Spending on global Cloud infrastructure services increased 33 percent to $62.3 billion in Q2 2022, driven by a range of factors, according to Canalys report.
Q2 2022 Cloud market spending
The growth drivers include demand for data analytics and machine learning, data center consolidation, application migration, cloud-native development and service delivery.

The latest Canalys data shows expenditure was over $6 billion more than in the previous quarter and $15 billion more than in Q2 2021.

The top three Cloud vendors in Q2 2022 are Amazon Web Services (AWS) with 31 percent, Microsoft Azure with 24 percent and Google Cloud with 8 percent share.

AWS accounted for 31 percent of total cloud infrastructure services spend in Q2 2022, making it the leading cloud service provider. AWS grew 33 percent on an annual basis.

Azure was the second largest cloud service provider in Q2, with a 24 percent market share after growing 40 percent annually.

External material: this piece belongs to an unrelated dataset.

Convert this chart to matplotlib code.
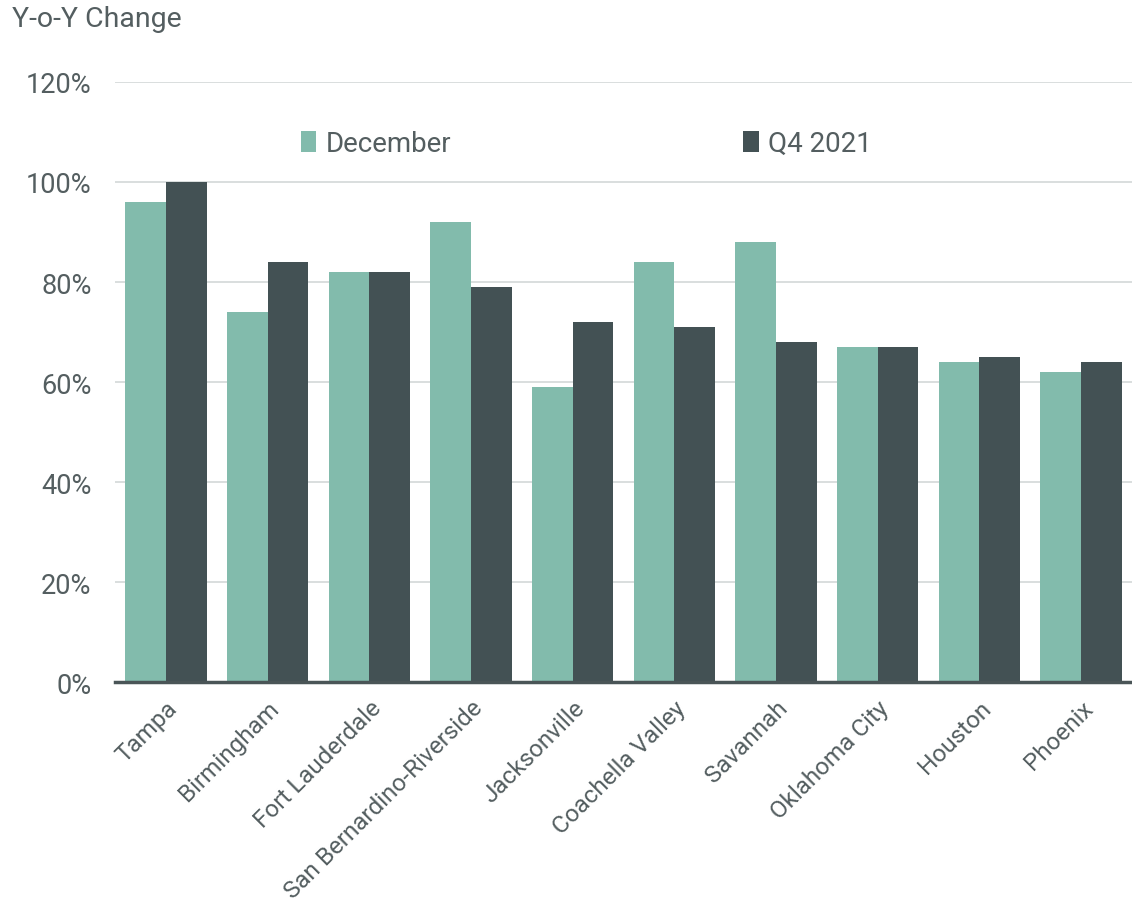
import numpy as np
import matplotlib.pyplot as plt

# Data
cities = ["Tampa", "Birmingham", "Fort Lauderdale", "San Bernardino-Riverside",
          "Jacksonville", "Coachella Valley", "Savannah", "Oklahoma City",
          "Houston", "Phoenix"]
december = [96, 74, 82, 92, 59, 84, 88, 67, 64, 62]
q4_2021 = [100, 84, 82, 79, 72, 71, 68, 67, 65, 64]
yticks = [0, 20, 40, 60, 80, 100, 120]

light = "#82bbac"
dark = "#435154"
text_col = "#545e60"

plt.rcParams['font.family'] = ['Roboto', 'DejaVu Sans']

fig = plt.figure(figsize=(11.32, 9.03), dpi=100)
ax = fig.add_axes([0.1016, 0.2436, 0.8984, 0.6645])

x = np.arange(len(cities))
w = 0.4
ax.bar(x - w / 2, december, w, color=light, label="December", zorder=2)
ax.bar(x + w / 2, q4_2021, w, color=dark, label="Q4 2021", zorder=2)

ax.set_xlim(-0.5, len(cities) - 0.5)
ax.set_ylim(0, 120)
ax.set_yticks(yticks)
ax.set_yticklabels([f"{v}%" for v in yticks], fontsize=19.5, color=text_col)
ax.set_xticks(x)
ax.set_xticklabels(cities, rotation=45, ha="right", rotation_mode="anchor",
                   fontsize=17.5, color=text_col)
ax.tick_params(axis="y", length=0, pad=17)
ax.tick_params(axis="x", length=0, pad=10)

ax.grid(axis="y", color="#d3d8d8", linewidth=1.2, zorder=0)
for s in ["top", "right", "left"]:
    ax.spines[s].set_visible(False)
ax.spines["bottom"].set_color("#4a5557")
ax.spines["bottom"].set_linewidth(2.5)
ax.spines["bottom"].set_zorder(3)

leg = ax.legend(loc="center left", bbox_to_anchor=(0.172, 0.897), ncol=2,
                frameon=False, fontsize=20, handlelength=0.55, handleheight=0.75,
                handletextpad=0.35, columnspacing=10.5, borderaxespad=0)
for t in leg.get_texts():
    t.set_color(text_col)

fig.text(0.011, 0.993, "Y-o-Y Change", fontsize=20.5, color=text_col,
         ha="left", va="top")

fig.savefig("out.png", dpi=100)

Google Cloud grew 45 percent in the latest quarter and accounted for an 8 percent market share.

The hyperscale battle between leader AWS and challenger Microsoft Azure continues to intensify, with Azure closing the gap on its rival. Microsoft pointed to a record number of larger multi-year deals in both the US$100 million-plus and US$1 billion-plus segments.

A diverse go-to-market ecosystem, combined with a broad portfolio and wide range of software partnerships is enabling Microsoft to stay hot on the heels of AWS.

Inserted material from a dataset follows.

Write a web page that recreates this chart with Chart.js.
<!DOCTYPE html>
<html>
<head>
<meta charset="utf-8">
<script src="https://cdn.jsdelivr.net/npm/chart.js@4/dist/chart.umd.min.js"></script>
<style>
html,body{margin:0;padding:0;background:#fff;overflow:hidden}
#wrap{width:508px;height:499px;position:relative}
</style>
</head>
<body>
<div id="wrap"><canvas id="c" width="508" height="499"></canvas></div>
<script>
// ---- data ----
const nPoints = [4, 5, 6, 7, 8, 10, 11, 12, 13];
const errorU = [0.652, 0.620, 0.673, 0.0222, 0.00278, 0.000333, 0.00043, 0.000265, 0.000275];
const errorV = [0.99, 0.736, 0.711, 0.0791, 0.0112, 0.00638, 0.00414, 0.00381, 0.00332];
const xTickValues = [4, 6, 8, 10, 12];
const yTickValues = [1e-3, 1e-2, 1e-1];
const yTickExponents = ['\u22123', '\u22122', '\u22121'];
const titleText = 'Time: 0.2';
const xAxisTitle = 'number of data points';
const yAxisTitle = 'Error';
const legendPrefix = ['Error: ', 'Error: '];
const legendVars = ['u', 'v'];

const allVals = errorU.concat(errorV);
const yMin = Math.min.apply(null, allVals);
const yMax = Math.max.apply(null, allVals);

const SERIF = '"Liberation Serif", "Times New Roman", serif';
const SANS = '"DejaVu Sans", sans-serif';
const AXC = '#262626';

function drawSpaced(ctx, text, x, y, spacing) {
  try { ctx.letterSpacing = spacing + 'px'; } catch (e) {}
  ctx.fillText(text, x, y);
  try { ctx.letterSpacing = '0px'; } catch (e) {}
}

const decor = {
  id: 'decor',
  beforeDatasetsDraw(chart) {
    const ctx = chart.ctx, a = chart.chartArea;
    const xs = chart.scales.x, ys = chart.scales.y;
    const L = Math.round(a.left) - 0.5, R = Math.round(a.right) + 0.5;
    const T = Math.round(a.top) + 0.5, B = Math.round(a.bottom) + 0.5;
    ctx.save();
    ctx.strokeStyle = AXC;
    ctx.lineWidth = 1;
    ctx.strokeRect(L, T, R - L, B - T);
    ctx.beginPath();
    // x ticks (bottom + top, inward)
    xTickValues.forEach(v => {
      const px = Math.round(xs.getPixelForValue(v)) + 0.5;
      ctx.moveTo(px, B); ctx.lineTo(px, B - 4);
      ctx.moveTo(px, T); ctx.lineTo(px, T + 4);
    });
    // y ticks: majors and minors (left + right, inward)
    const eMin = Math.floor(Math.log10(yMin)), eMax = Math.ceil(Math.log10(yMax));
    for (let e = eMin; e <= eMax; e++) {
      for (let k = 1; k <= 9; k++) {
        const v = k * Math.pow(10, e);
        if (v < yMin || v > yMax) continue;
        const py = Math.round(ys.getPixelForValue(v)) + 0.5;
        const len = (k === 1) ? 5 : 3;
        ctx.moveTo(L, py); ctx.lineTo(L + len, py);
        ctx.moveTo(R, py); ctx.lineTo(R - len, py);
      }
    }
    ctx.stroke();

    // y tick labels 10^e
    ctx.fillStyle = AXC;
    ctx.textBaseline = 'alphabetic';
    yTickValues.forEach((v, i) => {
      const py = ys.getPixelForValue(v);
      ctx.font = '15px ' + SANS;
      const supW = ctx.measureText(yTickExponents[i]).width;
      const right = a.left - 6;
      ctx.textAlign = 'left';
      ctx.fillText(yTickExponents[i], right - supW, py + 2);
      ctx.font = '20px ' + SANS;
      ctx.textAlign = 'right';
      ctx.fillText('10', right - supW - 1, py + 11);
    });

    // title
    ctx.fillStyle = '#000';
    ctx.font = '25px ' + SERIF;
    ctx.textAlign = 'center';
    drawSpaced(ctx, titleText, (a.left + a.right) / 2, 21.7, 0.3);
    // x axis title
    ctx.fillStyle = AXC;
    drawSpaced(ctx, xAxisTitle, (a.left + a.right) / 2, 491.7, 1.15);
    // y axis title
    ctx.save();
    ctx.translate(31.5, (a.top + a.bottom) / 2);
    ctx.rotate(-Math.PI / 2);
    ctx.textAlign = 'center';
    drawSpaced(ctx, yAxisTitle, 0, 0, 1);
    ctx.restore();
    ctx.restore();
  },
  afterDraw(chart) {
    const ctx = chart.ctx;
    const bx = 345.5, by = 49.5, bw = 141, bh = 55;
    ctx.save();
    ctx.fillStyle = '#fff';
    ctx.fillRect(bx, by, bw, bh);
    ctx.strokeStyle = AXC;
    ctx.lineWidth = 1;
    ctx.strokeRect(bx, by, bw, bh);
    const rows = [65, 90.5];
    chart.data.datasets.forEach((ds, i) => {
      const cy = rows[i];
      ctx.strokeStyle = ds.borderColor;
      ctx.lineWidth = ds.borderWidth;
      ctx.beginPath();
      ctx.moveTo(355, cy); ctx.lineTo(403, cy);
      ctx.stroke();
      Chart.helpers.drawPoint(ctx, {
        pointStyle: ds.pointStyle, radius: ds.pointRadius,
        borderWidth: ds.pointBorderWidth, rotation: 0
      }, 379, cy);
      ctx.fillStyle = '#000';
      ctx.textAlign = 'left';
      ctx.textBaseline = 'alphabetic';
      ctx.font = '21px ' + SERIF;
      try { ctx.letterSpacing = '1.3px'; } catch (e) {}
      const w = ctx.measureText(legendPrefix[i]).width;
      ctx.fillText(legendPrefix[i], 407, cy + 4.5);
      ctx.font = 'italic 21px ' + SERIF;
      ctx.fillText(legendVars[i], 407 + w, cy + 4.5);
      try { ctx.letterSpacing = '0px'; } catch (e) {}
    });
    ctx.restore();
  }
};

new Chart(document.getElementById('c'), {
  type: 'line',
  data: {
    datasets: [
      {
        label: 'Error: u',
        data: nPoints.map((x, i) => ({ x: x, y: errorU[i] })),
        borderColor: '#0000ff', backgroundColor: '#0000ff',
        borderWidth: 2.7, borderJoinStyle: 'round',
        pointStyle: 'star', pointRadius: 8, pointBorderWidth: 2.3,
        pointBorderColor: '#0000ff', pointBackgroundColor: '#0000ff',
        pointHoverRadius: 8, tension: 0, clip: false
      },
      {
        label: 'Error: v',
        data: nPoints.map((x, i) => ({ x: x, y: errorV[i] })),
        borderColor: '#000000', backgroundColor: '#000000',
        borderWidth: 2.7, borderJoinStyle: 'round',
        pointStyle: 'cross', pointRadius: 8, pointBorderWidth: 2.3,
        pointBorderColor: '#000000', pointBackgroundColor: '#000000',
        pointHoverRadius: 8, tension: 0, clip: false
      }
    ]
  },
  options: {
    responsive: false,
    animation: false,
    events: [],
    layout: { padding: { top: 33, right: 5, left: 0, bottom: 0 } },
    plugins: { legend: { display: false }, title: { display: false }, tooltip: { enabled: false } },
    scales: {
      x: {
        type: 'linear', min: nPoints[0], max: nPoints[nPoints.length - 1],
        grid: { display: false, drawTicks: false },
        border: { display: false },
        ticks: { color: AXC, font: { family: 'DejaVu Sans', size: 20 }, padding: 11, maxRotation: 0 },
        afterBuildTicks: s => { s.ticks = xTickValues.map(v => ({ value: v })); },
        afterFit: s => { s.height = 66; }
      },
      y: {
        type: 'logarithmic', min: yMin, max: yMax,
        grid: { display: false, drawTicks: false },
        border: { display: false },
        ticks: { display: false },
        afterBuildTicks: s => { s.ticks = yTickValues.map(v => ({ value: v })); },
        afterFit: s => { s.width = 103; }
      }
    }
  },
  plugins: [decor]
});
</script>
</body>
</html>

“While opportunities abound for providers large and small, the interesting battle remains right at the top between AWS and Microsoft. The race to invest in infrastructure to keep pace with demand will be intense and test the nerves of the companies’ CFOs as both inflation and rising interest rates create cost headwinds,” said Canalys VP Alex Smith.

Both AWS and Microsoft are continuing to roll out infrastructure. AWS has plans to launch 24 availability zones across eight regions, while Microsoft plans to launch 10 new regions over the next year. In both cases, the providers are increasing investment outside of the US as they look to capture global demand and ensure they can provide low-latency and high data sovereignty solutions.

Microsoft announced it would extend the depreciable useful life of its server and network equipment from four to six years, citing efficiency improvements in how it is using technology. This will improve operating income and suggests that Microsoft will sweat its assets more, which helps investment cycles as the scale of its infrastructure continues to soar.

“The question will be whether customers feel any negative impact in terms of user experience in the future, as some services will inevitably run on legacy equipment,” Alex Smith said.

Beyond the capacity investments, software capabilities and partnerships will be vital to meet customers’ cloud demands, especially when considering the compute needs of highly specialized services across different verticals.

Cloud vendors are accelerating their partnerships with a variety of software companies to demonstrate a differentiated value proposition. Recently, Microsoft pointed to expanded services to migrate more Oracle workloads to Azure, which in turn are connected to databases running in Oracle Cloud.